Artist: David Bowie
Release Date: January 8, 2016
Label: ISO Records
Ever so strange and always unique is David Bowie.
After 26 genre-jumping albums spanning over nearly 50 years, the constant chameleon releases his 27th and final album, Blackstar which lands on his birthday and two days before him passing away. With Kendrick Lamar’s To Pimp a Butterfly stated as an influence— the jazz-induced, hip-hop album— you could expect an interesting Bowie release none-the-less, and that exactly what the 69 year-old delivers.

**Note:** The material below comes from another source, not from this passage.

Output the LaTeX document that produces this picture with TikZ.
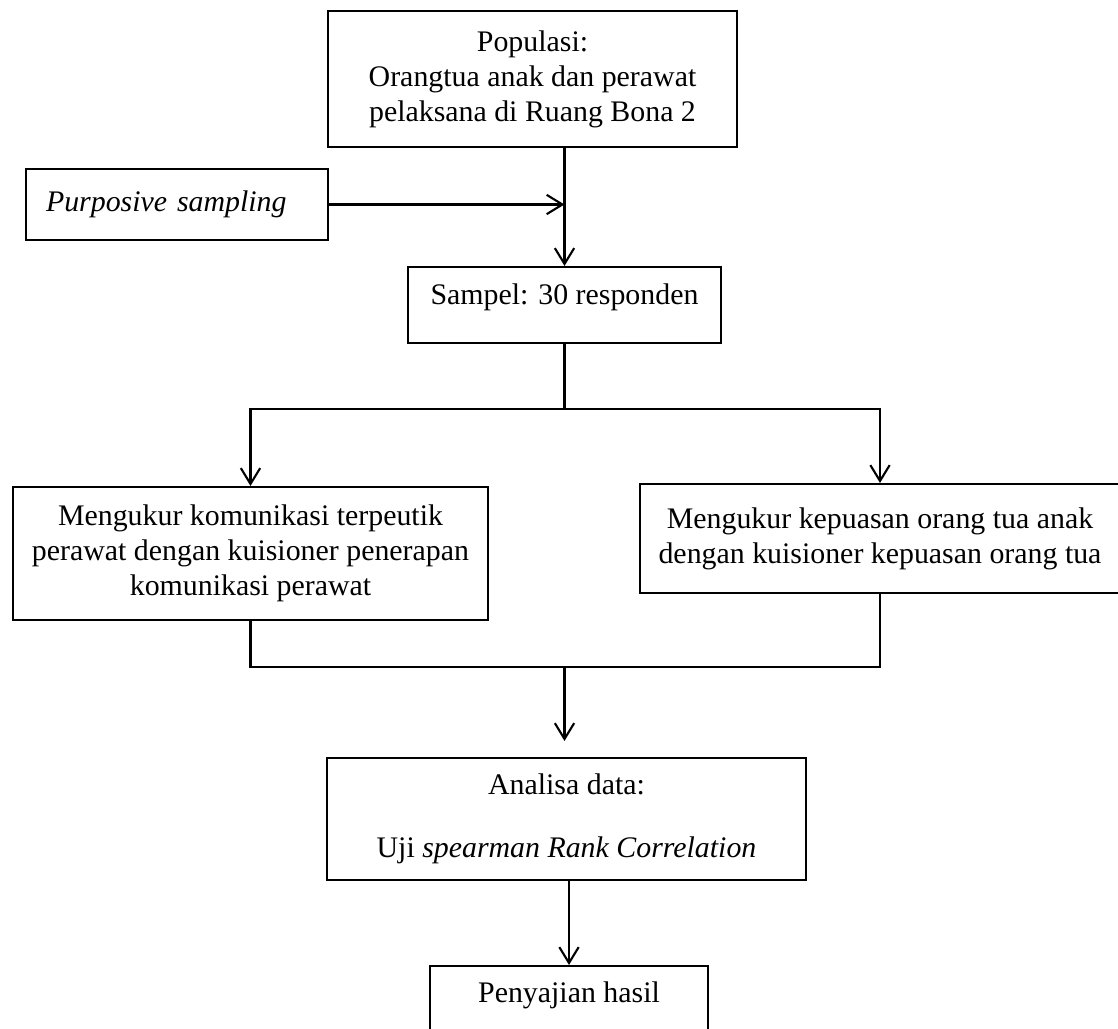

From the dark and delusional ten-minute saga of “Blackstar” to the soothing, yet upsetting “Dollar Days” that sends you back to the late 60’s; Blackstar becomes unlike anyone else, showing that Bowie is not afraid to be relevant. Slow and cool, before turning on you with a Mars Volta-esque tantrum of frantic horns and drums is “Lazarus”. It rolls in with the instrumental swagger accompanied by vocals delicately muttering confessions “I’ve got scars that can’t be seen”. — What else are you hiding from us, David? The out-of-tune yelping on “Girl Loves Me” can only be made addictive by Bowie, as it echoes behind pulsating bass that comes off as deceitful. Not all of the album is a groovy smoothy though, “Sue (Or in a Season of Crime)” strains on repetition, jagged crunchy guitars and howling vocals stretch towards agitation, upsetting the flow of the seven-song LP. Although it blends into of the over-all demeanor that is cosmic and addictive.
Reminiscing 2002’s Heathen, the somber 80’s synth and whaling lounge-sax on “I Can’t Give Everything Away” draws Blackstar to a close, leaving you somewhat empty; a seductive way to end an album that feels quite fresh and full, pulling the drapes down on the inspiring career from the legendary musical chameleon, David Bowie.